Cameroon a free market economy?
Generally-speaking and going by my
government’s disposal of major companies like SONEL, CDC Tea, CAMRAIL, Cameroon
is a free market economy. Cameroon is (or supposed to be) a country where the price
of my favourite bottom-of-log gum should be set by how much is produced, how
much is consumed and in how long.
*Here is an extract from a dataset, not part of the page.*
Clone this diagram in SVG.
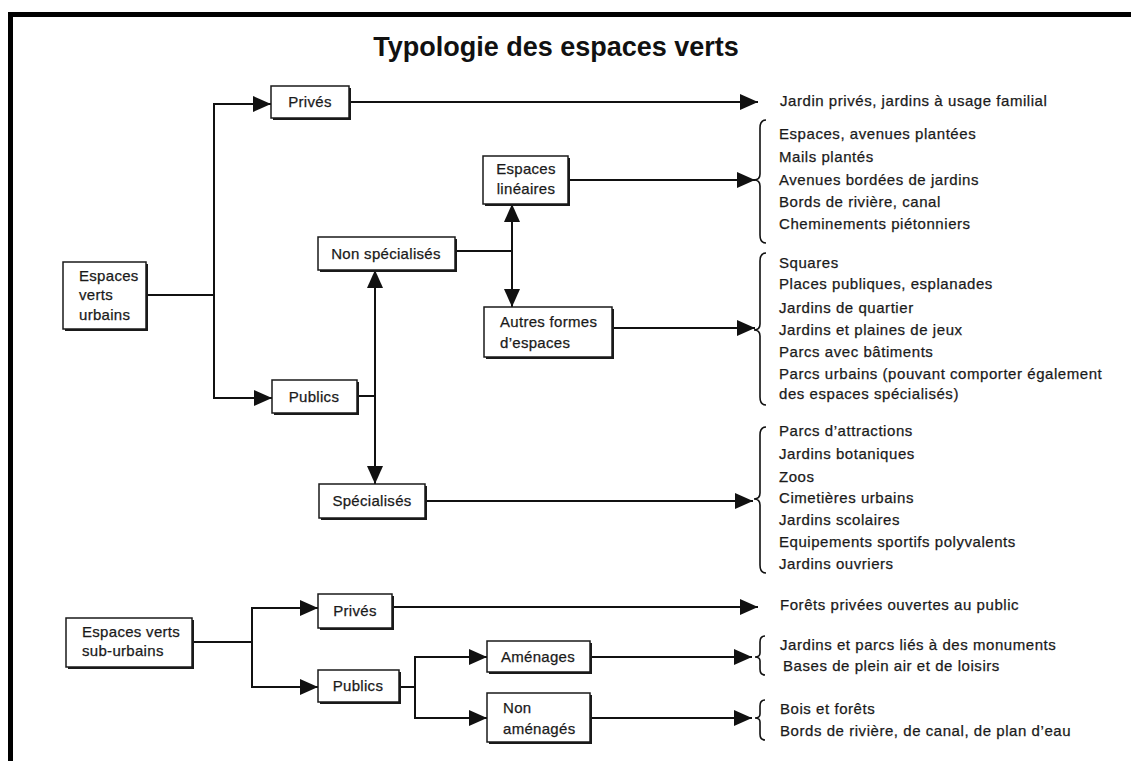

But even a cursory look at the Cameroonian
economoscape would provide ready-made arguments in rebuttal of our free market
economy status.
We are in a free market economy but
now and again we hear government promoting a certain price list for basic
commodities which businesses must comply under threat of severe penalty.
We are a free market economy but at
the beginning of each month, special discount sales are organised by the
various regional delegations of commerce.
We are a free market economy but
government and the AES SONEL (the American-owned company to whom legated our
electricity sector to) were locked in dispute because the latter had decided to
increase the unit price for electricity.
We are in a free market economy but
price hikes are always blamed on fuel price hikes.
So?
Don’t get me wrong, I am not
excoriating my government for trying to alleviate our misery with piecemeal
measures, far from it. I am merely advocating for conscious and judicious use
of foreign concepts since these concepts imply a string of things which we
cannot always afford. I am rising up in words (not arms) against indiscriminate
use of high sounding words which upon close introspection makes the government
look and sound like a dishonest and/or confused bunch. Let’s guard against unfiltered
borrowing and importation less we ensnare ourselves like we already are: if
we hadn’t blindly signed up for things like human rights and co. Western
countries and their acolytes won’t be calling us names, at the least not with
the same ease, as they currently are because we've said ONE BIG HELL NO to
homosexuality liberalisation. Just saying.